Exercise
Write out the listing below without alteration, omitting its pictures.

Recorded data
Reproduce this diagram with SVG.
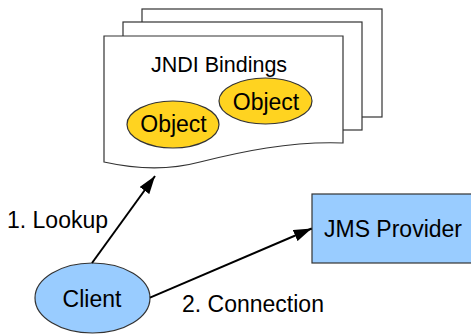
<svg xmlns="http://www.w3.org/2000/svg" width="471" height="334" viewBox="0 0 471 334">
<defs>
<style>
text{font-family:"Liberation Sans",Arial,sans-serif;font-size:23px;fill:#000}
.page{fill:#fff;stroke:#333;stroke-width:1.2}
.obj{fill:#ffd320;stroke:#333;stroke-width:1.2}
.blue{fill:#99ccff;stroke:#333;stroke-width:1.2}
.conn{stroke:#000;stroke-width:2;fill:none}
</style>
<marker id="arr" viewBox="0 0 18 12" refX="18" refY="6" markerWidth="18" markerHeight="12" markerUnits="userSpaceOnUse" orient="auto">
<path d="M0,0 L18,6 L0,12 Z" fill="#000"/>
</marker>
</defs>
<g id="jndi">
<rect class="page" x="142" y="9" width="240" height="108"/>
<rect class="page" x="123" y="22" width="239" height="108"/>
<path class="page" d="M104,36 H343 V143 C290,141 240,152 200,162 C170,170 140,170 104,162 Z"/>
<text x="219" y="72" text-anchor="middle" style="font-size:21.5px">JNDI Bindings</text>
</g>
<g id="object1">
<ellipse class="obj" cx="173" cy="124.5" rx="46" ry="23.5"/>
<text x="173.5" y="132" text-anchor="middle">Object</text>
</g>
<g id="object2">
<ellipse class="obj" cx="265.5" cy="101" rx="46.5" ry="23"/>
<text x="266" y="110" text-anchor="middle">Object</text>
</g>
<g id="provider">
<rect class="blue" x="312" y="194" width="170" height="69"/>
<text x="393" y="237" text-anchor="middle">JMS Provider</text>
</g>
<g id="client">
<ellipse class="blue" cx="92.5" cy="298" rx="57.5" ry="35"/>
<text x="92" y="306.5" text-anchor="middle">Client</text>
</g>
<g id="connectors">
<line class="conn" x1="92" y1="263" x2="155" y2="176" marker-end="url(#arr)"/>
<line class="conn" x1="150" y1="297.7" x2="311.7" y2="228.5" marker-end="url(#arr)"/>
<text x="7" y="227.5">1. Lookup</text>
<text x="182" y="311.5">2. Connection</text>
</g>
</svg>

Completed task
Reproduce this diagram with SVG.
<svg xmlns="http://www.w3.org/2000/svg" width="471" height="334" viewBox="0 0 471 334">
<defs>
<style>
text{font-family:"Liberation Sans",Arial,sans-serif;font-size:23px;fill:#000}
.page{fill:#fff;stroke:#333;stroke-width:1.2}
.obj{fill:#ffd320;stroke:#333;stroke-width:1.2}
.blue{fill:#99ccff;stroke:#333;stroke-width:1.2}
.conn{stroke:#000;stroke-width:2;fill:none}
</style>
<marker id="arr" viewBox="0 0 18 12" refX="18" refY="6" markerWidth="18" markerHeight="12" markerUnits="userSpaceOnUse" orient="auto">
<path d="M0,0 L18,6 L0,12 Z" fill="#000"/>
</marker>
</defs>
<g id="jndi">
<rect class="page" x="142" y="9" width="240" height="108"/>
<rect class="page" x="123" y="22" width="239" height="108"/>
<path class="page" d="M104,36 H343 V143 C290,141 240,152 200,162 C170,170 140,170 104,162 Z"/>
<text x="219" y="72" text-anchor="middle" style="font-size:21.5px">JNDI Bindings</text>
</g>
<g id="object1">
<ellipse class="obj" cx="173" cy="124.5" rx="46" ry="23.5"/>
<text x="173.5" y="132" text-anchor="middle">Object</text>
</g>
<g id="object2">
<ellipse class="obj" cx="265.5" cy="101" rx="46.5" ry="23"/>
<text x="266" y="110" text-anchor="middle">Object</text>
</g>
<g id="provider">
<rect class="blue" x="312" y="194" width="170" height="69"/>
<text x="393" y="237" text-anchor="middle">JMS Provider</text>
</g>
<g id="client">
<ellipse class="blue" cx="92.5" cy="298" rx="57.5" ry="35"/>
<text x="92" y="306.5" text-anchor="middle">Client</text>
</g>
<g id="connectors">
<line class="conn" x1="92" y1="263" x2="155" y2="176" marker-end="url(#arr)"/>
<line class="conn" x1="150" y1="297.7" x2="311.7" y2="228.5" marker-end="url(#arr)"/>
<text x="7" y="227.5">1. Lookup</text>
<text x="182" y="311.5">2. Connection</text>
</g>
</svg>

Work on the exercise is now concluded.